A drone no-fly zone around Aberdeen International Airport will be expanded under new legislation introduced next month.
The measures will extend the exclusion zone for the gadgets from one kilometre to 5km and will see parts of Bucksburn, Bridge of Don and Kingswells fall under the ban.
The new legislation, to be introduced on March 13, comes off the back of growing concern about their misuse, with Gatwick shut down for three days in December because of drone sightings.
The restriction has been backed by the airport, which said it had been put in place to “keep everyone safe”. A spokesman said: “We welcome the new legislation to extend the no-fly zone around airports.
“We would remind people the use of drones within close proximity to an airport is both extremely dangerous and a criminal offence.
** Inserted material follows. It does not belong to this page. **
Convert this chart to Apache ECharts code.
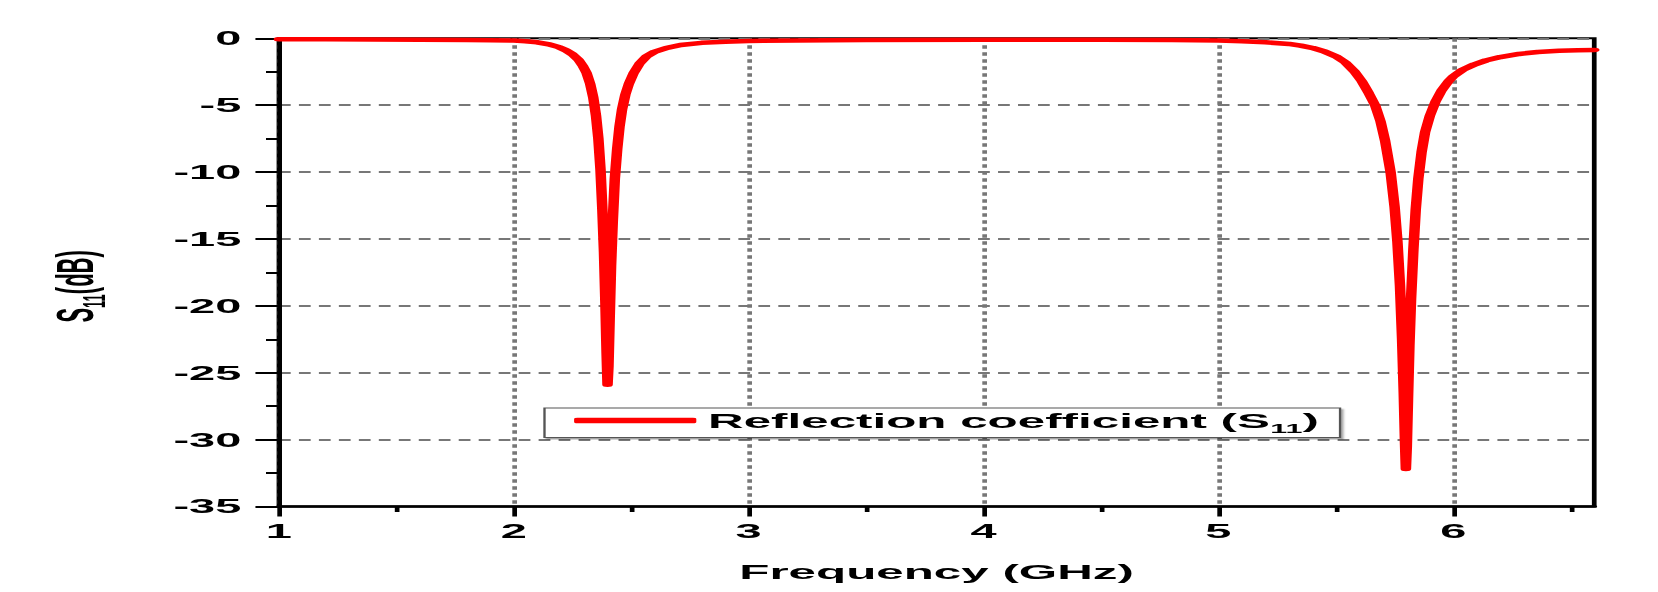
<!DOCTYPE html>
<html>
<head>
<meta charset="utf-8">
<script src="https://cdn.jsdelivr.net/npm/echarts@6/dist/echarts.min.js"></script>
<style>
  html, body { margin: 0; padding: 0; background: #fff; overflow: hidden; }
  #chart { position: absolute; left: 0; top: 0; height: 592px; transform-origin: 0 0; }
</style>
</head>
<body>
<div id="chart"></div>
<script>
// ---- data ----
const freqGHz = [1.0, 1.2, 1.4, 1.6, 1.8, 1.9, 2.0, 2.05, 2.1, 2.15, 2.19, 2.22, 2.25, 2.275, 2.295, 2.31, 2.325, 2.338, 2.35, 2.36, 2.369, 2.377, 2.384, 2.39, 2.395, 2.399, 2.403, 2.408, 2.414, 2.421, 2.43, 2.44, 2.45, 2.461, 2.475, 2.49, 2.51, 2.535, 2.565, 2.6, 2.65, 2.71, 2.8, 2.9, 3.0, 3.2, 3.5, 4.0, 4.5, 4.8, 5.0, 5.1, 5.2, 5.3, 5.35, 5.4, 5.45, 5.5, 5.54, 5.58, 5.61, 5.64, 5.667, 5.69, 5.71, 5.733, 5.75, 5.762, 5.773, 5.782, 5.789, 5.794, 5.798, 5.802, 5.807, 5.813, 5.82, 5.83, 5.84, 5.851, 5.865, 5.88, 5.9, 5.925, 5.95, 5.98, 6.0, 6.04, 6.09, 6.14, 6.2, 6.28, 6.36, 6.45, 6.53, 6.6];
const s11dB = [-0.08, -0.08, -0.09, -0.10, -0.12, -0.14, -0.17, -0.22, -0.3, -0.45, -0.65, -0.88, -1.2, -1.6, -2.1, -2.6, -3.4, -4.4, -5.8, -7.5, -9.8, -12.8, -16.0, -19.8, -23.5, -25.9, -24.5, -21.0, -17.0, -13.8, -10.5, -8.3, -6.6, -5.3, -4.2, -3.4, -2.6, -1.9, -1.35, -1.0, -0.72, -0.5, -0.34, -0.25, -0.2, -0.16, -0.13, -0.11, -0.11, -0.13, -0.17, -0.22, -0.3, -0.42, -0.55, -0.72, -0.98, -1.35, -1.8, -2.5, -3.2, -4.1, -5.0, -6.2, -7.7, -10.0, -12.6, -15.2, -18.5, -22.5, -26.5, -30.0, -32.2, -30.5, -27.0, -23.0, -19.5, -15.8, -12.8, -10.5, -8.5, -7.0, -5.8, -4.7, -3.9, -3.2, -2.85, -2.35, -1.95, -1.65, -1.4, -1.17, -1.02, -0.93, -0.89, -0.87];

const xTickValues = [1, 2, 3, 4, 5, 6];
const xMinorTickValues = [1.5, 2.5, 3.5, 4.5, 5.5, 6.5];
const yTickLabels = [0, -5, -10, -15, -20, -25, -30, -35];

const seriesName = 'Reflection coefficient (S11)';
const xAxisTitle = 'Frequency (GHz)';
const yAxisTitle = '{a|S}{b|11}{a|(dB)}';
const legendText = '{a|Reflection coefficient (S}{b|11}{a|)}';

// ---- layout (the original picture is stretched horizontally) ----
const STRETCH = 2.35;
const W = 1658 / STRETCH;
const el = document.getElementById('chart');
el.style.width = W + 'px';
el.style.transform = 'scaleX(' + STRETCH + ')';

const FONT = 'Liberation Sans, Arial, sans-serif';
const gridPos = { left: 118.7, right: 27.6, top: 38.3, bottom: 85.5 };

const points = freqGHz.map((f, i) => [f, s11dB[i]]);

const chart = echarts.init(el, null, { renderer: 'svg' });
chart.setOption({
  animation: false,
  backgroundColor: '#fff',
  grid: [
    Object.assign({ show: true, borderColor: '#000', borderWidth: 2, backgroundColor: 'transparent' }, gridPos),
    Object.assign({ show: false }, gridPos)
  ],
  legend: {
    data: [seriesName],
    left: 231.7,
    top: 408,
    orient: 'horizontal',
    padding: [2, 9, 2, 12.6],
    itemWidth: 52,
    itemHeight: 5.7,
    icon: 'roundRect',
    backgroundColor: '#fff',
    borderColor: '#555',
    borderWidth: 1,
    shadowColor: 'rgba(0,0,0,0.35)',
    shadowOffsetX: 1,
    shadowOffsetY: 1.5,
    shadowBlur: 1,
    formatter: function () { return legendText; },
    textStyle: {
      color: '#000',
      fontFamily: FONT,
      fontWeight: 'bold',
      fontSize: 21,
      rich: {
        a: { fontFamily: FONT, fontWeight: 'bold', fontSize: 21, lineHeight: 30, color: '#000' },
        b: { fontFamily: FONT, fontWeight: 'bold', fontSize: 13, lineHeight: 7, verticalAlign: 'bottom', color: '#000' }
      }
    }
  },
  xAxis: [
    {
      type: 'value',
      gridIndex: 0,
      min: 1,
      max: 6.6,
      interval: 1,
      position: 'bottom',
      name: xAxisTitle,
      nameLocation: 'middle',
      nameGap: 55,
      nameTextStyle: { color: '#000', fontFamily: FONT, fontWeight: 'bold', fontSize: 21 },
      axisLine: { show: true, onZero: false, lineStyle: { color: '#000', width: 2.5 } },
      axisTick: { show: true, inside: false, length: 10, customValues: xTickValues, lineStyle: { color: '#000', width: 2 } },
      minorTick: { show: false },
      axisLabel: { show: true, customValues: xTickValues, margin: 15, color: '#000', fontFamily: FONT, fontWeight: 'bold', fontSize: 20 },
      splitLine: { show: true, lineStyle: { color: '#777', width: 2, type: [3.5, 3.5] } }
    },
    {
      type: 'value',
      gridIndex: 1,
      min: 1,
      max: 6.6,
      interval: 1,
      position: 'bottom',
      axisLine: { show: false, onZero: false },
      axisTick: { show: true, inside: false, length: 5.5, customValues: xMinorTickValues, lineStyle: { color: '#000', width: 2 } },
      axisLabel: { show: false },
      splitLine: { show: false }
    }
  ],
  yAxis: [
    {
      type: 'value',
      gridIndex: 0,
      min: -35,
      max: 0,
      interval: 5,
      position: 'left',
      name: yAxisTitle,
      nameLocation: 'middle',
      nameGap: 72,
      nameRotate: 90,
      nameTextStyle: {
        color: '#000', fontFamily: FONT, fontWeight: 'bold', fontSize: 21,
        padding: [0, 28, 0, 0],
        rich: {
          a: { fontFamily: FONT, fontWeight: 'bold', fontSize: 22, lineHeight: 30, color: '#000' },
          b: { fontFamily: FONT, fontWeight: 'bold', fontSize: 13, lineHeight: 7, verticalAlign: 'bottom', color: '#000' }
        }
      },
      axisLine: { show: true, onZero: false, lineStyle: { color: '#000', width: 2 } },
      axisTick: { show: true, inside: false, length: 10, lineStyle: { color: '#000', width: 2 } },
      minorTick: { show: true, splitNumber: 2, length: 5.5, lineStyle: { color: '#000', width: 2 } },
      axisLabel: {
        show: true, margin: 16, color: '#000', fontFamily: FONT, fontWeight: 'bold', fontSize: 20,
        customValues: yTickLabels
      },
      splitLine: { show: true, lineStyle: { color: '#777', width: 2, type: [5, 3.5] } }
    },
    {
      type: 'value',
      gridIndex: 1,
      min: -35,
      max: 0,
      show: false
    }
  ],
  series: [
    {
      name: seriesName,
      type: 'line',
      xAxisIndex: 0,
      yAxisIndex: 0,
      data: points,
      showSymbol: false,
      symbol: 'none',
      smooth: false,
      color: '#ff0000',
      lineStyle: { color: '#ff0000', width: 4.5, cap: 'round', join: 'round' },
      z: 5
    }
  ]
});
</script>
</body>
</html>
“It’s important that anyone who operates a drone is aware of their responsibilities and of the new rules which have been put in place to keep everyone safe.”
Alan Stewart, commercial drone operator and instructor at Cabro Aviation, said he “fully supports” changes to the legislation.
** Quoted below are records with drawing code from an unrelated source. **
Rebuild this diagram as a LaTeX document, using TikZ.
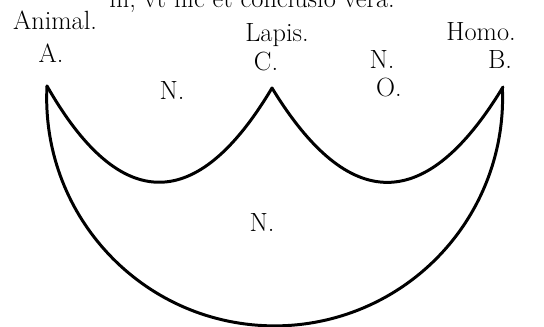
\documentclass[tikz,border=0pt]{standalone}
\usetikzlibrary{positioning}
\tikzset{
  lab/.style={font=\fontsize{15}{17}\selectfont, inner sep=0pt, anchor=base},
  bow/.style={line width=1.7pt, line join=round, line cap=round}
}
\begin{document}
\begin{tikzpicture}[x=0.02cm, y=-0.02cm]
  \useasboundingbox (0,0) rectangle (544,327);
  % heading, cut by the page edge
  \node[lab] (head) at (252,8) {ni, vt hic et conclusio vera.};
  % terms
  \node[lab] (animal) at (55,30) {Animal.};
  \node[lab] (A) at (51,63) {A.};
  \node[lab] (lapis) at (277,42) {Lapis.};
  \node[lab] (C) at (266,71) {C.};
  \node[lab] (homo) at (481,41) {Homo.};
  \node[lab] (B) at (500,69) {B.};
  % regions
  \node[lab] (nl) at (172,100) {N.};
  \node[lab] (nr) at (382,69) {N.};
  \node[lab] (or) at (389,97) {O.};
  \node[lab] (nb) at (262,232) {N.};
  % cusps
  \coordinate (a) at (47,86);
  \coordinate (c) at (272,88);
  \coordinate (b) at (503,87);
  \draw[bow] (a) .. controls (120,214) and (197,214) .. (c);
  \draw[bow] (c) .. controls (349,214) and (426,214) .. (b);
  \draw[bow] (a) arc[start angle=177, end angle=362.5, radius=4.56cm];
\end{tikzpicture}
\end{document}
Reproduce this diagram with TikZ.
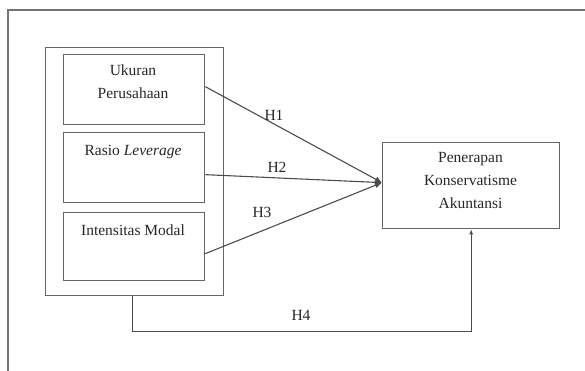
\documentclass[tikz,border=0pt]{standalone}
\usepackage{fontspec}
\setmainfont{Liberation Serif}
\usetikzlibrary{arrows.meta}
\begin{document}
\begin{tikzpicture}[x=1pt,y=-1pt,
  boxline/.style={draw=black!60, line width=1.3pt},
  varbox/.style={boxline, minimum width=141pt, anchor=north west, inner sep=0pt},
  lbl/.style={font=\fontsize{15.5}{23}\selectfont, text=black!85, align=center, inner sep=0pt},
  conn/.style={draw=black!70, line width=1.1pt, -{Latex[length=7pt,width=6pt]}},
  conn4/.style={draw=black!70, line width=1.1pt, -{Latex[length=5pt,width=4pt]}}]
\useasboundingbox (0,0) rectangle (585,371);
% outer frame
\draw[draw=black!55, line width=1.2pt] (590,10) -- (8,10) -- (8,376);
% group box
\node[boxline, minimum width=178pt, minimum height=248pt, anchor=north west, inner sep=0pt] (group) at (45,47) {};
\node[varbox, minimum height=70pt] (b1) at (63,54) {};
\node[varbox, minimum height=70pt] (b2) at (63,132) {};
\node[varbox, minimum height=68pt] (b3) at (63,212) {};
\node[lbl] (t1) at (133,82) {Ukuran\\Perusahaan};
\node[lbl] (t2) at (133,152) {Rasio \textit{Leverage}};
\node[lbl] (t3) at (133,230) {Intensitas Modal};
% dependent
\node[boxline, minimum width=177pt, minimum height=86pt, anchor=north west, inner sep=0pt] (dep) at (382,142) {};
\node[lbl] (td) at (470.5,181) {Penerapan\\Konservatisme\\Akuntansi};
% connectors
\coordinate (tip) at ([yshift=3pt]dep.west);
\draw[conn] ([yshift=3pt]b1.east) -- (tip);
\draw[conn] ([yshift=-7pt]b2.east) -- (tip);
\draw[conn] ([yshift=-7pt]b3.east) -- (tip);
\draw[conn4] ([xshift=-2pt]group.south) -- ++(0,35) -| (dep.south);
% labels
\node[lbl] (h1) at (274,115) {H1};
\node[lbl] (h2) at (277,167) {H2};
\node[lbl] (h3) at (262,212) {H3};
\node[lbl] (h4) at (301,315) {H4};
\end{tikzpicture}
\end{document}
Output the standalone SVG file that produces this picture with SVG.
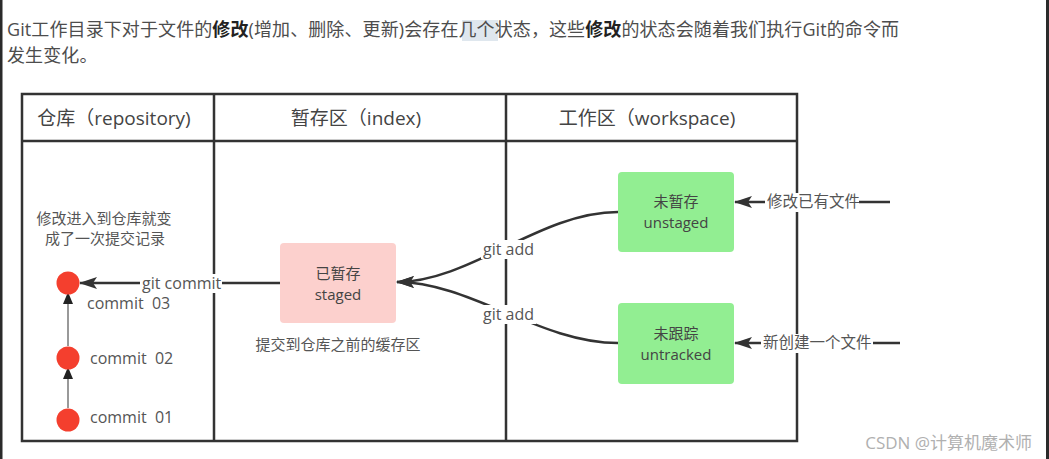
<svg xmlns="http://www.w3.org/2000/svg" width="1049" height="459" viewBox="0 0 1049 459">
<style>
  text { font-family: "Open Sans", "Noto Sans CJK SC", sans-serif; fill: #4a4a4a; }
  .para { font-size: 18px; fill: #4d4d4d; letter-spacing: 0.1px; }
  .bold { font-weight: bold; fill: #222; }
  .hdr { font-size: 19px; fill: #444; text-anchor: middle; }
  .lbl { font-size: 15px; fill: #555; }
  .rl { font-size: 15.5px; fill: #555; }
  .mid { text-anchor: middle; }
  .node { font-size: 15px; fill: #444; text-anchor: middle; }
  .cmt { font-size: 16px; fill: #555; }
  .grid { stroke: #333; stroke-width: 2.5; fill: none; }
  .conn { stroke: #333; stroke-width: 2.5; fill: none; }
  .chain { stroke: #777; stroke-width: 1.5; fill: none; }
  .bg { fill: #fff; }
  .commit { fill: #f43f2e; }
</style>
<defs>
  <marker id="ah" viewBox="0 0 18 12" refX="17" refY="6" markerWidth="18" markerHeight="12" markerUnits="userSpaceOnUse" orient="auto">
    <path d="M0,0 L18,6 L0,12 L4,6 z" fill="#333"/>
  </marker>
  <marker id="ahs" viewBox="0 0 10 12" refX="9" refY="5" markerWidth="10" markerHeight="12" markerUnits="userSpaceOnUse" orient="auto">
    <path d="M0,0 L12,5 L0,10 z" fill="#222"/>
  </marker>
</defs>
<rect width="1049" height="459" fill="#fff"/>
<rect x="0" y="0" width="2.5" height="459" fill="#2a2a2a"/>
<rect x="1046" y="0" width="3" height="459" fill="#2a2a2a"/>

<!-- paragraph -->
<rect x="462" y="20" width="36" height="21" fill="#dfe7ee"/>
<text class="para" x="7" y="36">Git工作目录下对于文件的<tspan class="bold">修改</tspan>(增加、删除、更新)会存在几个状态，这些<tspan class="bold">修改</tspan>的状态会随着我们执行Git的命令而</text>
<text class="para" x="7" y="62">发生变化。</text>

<!-- table -->
<g id="table">
  <rect class="grid" x="22" y="94" width="775" height="347"/>
  <line class="grid" x1="22" y1="141" x2="797" y2="141"/>
  <line class="grid" x1="214" y1="94" x2="214" y2="441"/>
  <line class="grid" x1="506" y1="94" x2="506" y2="441"/>
  <text class="hdr" x="114" y="125">仓库（repository)</text>
  <text class="hdr" x="356" y="125">暂存区（index)</text>
  <text class="hdr" x="647" y="125">工作区（workspace)</text>
</g>

<!-- connectors -->
<g id="connectors">
  <path class="conn" d="M618,212 C540,212 470,282 397,282" marker-end="url(#ah)"/>
  <path class="conn" d="M618,343 C540,343 470,282 397,282" marker-end="url(#ah)"/>
  <line class="conn" x1="280" y1="283" x2="80" y2="283" marker-end="url(#ah)"/>
  <line class="conn" x1="890" y1="202" x2="735" y2="202" marker-end="url(#ah)"/>
  <line class="conn" x1="900" y1="343" x2="735" y2="343" marker-end="url(#ah)"/>
  <line class="chain" x1="68" y1="408" x2="68" y2="370" marker-end="url(#ahs)"/>
  <line class="chain" x1="68" y1="346" x2="68" y2="295" marker-end="url(#ahs)"/>

  <rect class="bg" x="140" y="274" width="82" height="19"/>
  <text class="cmt" x="142" y="289">git commit</text>
  <rect class="bg" x="481" y="240" width="55" height="19"/>
  <text class="cmt" x="483" y="255">git add</text>
  <rect class="bg" x="481" y="305" width="55" height="19"/>
  <text class="cmt" x="483" y="320">git add</text>
  <rect class="bg" x="765" y="193" width="94" height="19"/>
  <text class="rl" x="767" y="207">修改已有文件</text>
  <rect class="bg" x="761" y="334" width="112" height="19"/>
  <text class="rl" x="763" y="348">新创建一个文件</text>
</g>

<!-- repository notes -->
<g id="repo-note">
  <text class="lbl mid" x="104" y="224">修改进入到仓库就变</text>
  <text class="lbl mid" x="105" y="244">成了一次提交记录</text>
</g>

<g id="commit03">
  <circle class="commit" cx="68" cy="283" r="11.5"/>
  <text class="cmt" x="87" y="309" xml:space="preserve">commit  03</text>
</g>
<g id="commit02">
  <circle class="commit" cx="68" cy="358" r="11.5"/>
  <text class="cmt" x="90" y="364" xml:space="preserve">commit  02</text>
</g>
<g id="commit01">
  <circle class="commit" cx="68" cy="420" r="11.5"/>
  <text class="cmt" x="90" y="423" xml:space="preserve">commit  01</text>
</g>

<g id="staged">
  <rect x="280" y="243" width="116" height="80" rx="4" fill="#fcd0cd"/>
  <text class="node" x="338" y="279">已暂存</text>
  <text class="node" x="338" y="300">staged</text>
</g>
<text class="lbl mid" x="338" y="350">提交到仓库之前的缓存区</text>

<g id="unstaged">
  <rect x="618" y="172" width="116" height="80" rx="4" fill="#92ee92"/>
  <text class="node" x="676" y="207">未暂存</text>
  <text class="node" x="676" y="228">unstaged</text>
</g>
<g id="untracked">
  <rect x="618" y="303" width="116" height="81" rx="4" fill="#92ee92"/>
  <text class="node" x="676" y="339">未跟踪</text>
  <text class="node" x="676" y="360">untracked</text>
</g>

<text x="1032" y="449" text-anchor="end" style="font-size:17px; fill:#b0b0b0;">CSDN @计算机魔术师</text>
</svg>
He added: “Flying a drone carries a lot of responsibility.
“As we have seen at several airports, irresponsible users can have a huge impact on thousands of air passengers and crews.
“The Civil Aviation Authority has been implementing changes to increase safety while ensuring the ability to fly drones commercially and for recreation can continue.
“Regulation on using drones is continually evolving, but with thousands of users, not everybody takes the time and effort to understand the law.
“I fully support any changes in the law that allows safer flying to take place.
“Such changes to the law are the results of consultations and feedback from a number of organisations.
“Drone registration (as is the case in Ireland) will be rolled out in the UK soon along with safety training requirements.
“This is far better than a total ban, as is the case in some countries.”
It is illegal to fly any drone at any time within the airport’s flight restriction zone unless you have permission from air traffic control at the airport or, if air traffic control is not operational, from the airport itself.
If a drone endangers the safety of an aircraft, it is a criminal offence, and the individual operating the drone could go to prison for five years.
The Government has also partnered up with retailer Jessops in a bid to reduce drone misuse.
The photography firm has pledged to ensure it tells customers about the latest rules around flying the devices.
There were 125 near misses between drones and aircraft reported in 2018.
UK Home Secretary Sajid Javid said the new laws would help police crack down on disruptions like the “recent misery” seen at Gatwick.
Drone sightings brought 36 hours of chaos to the airport, with the runway closed and 1,000 flights affected, leaving millions of passengers stranded.
A strike by a drone could break an aircraft’s windscreen or cause serious damage to the engine, the UK Government has warned.
There have not yet been any collisions between drones and aircraft in the UK, but at least seven incidents of this type have been logged worldwide.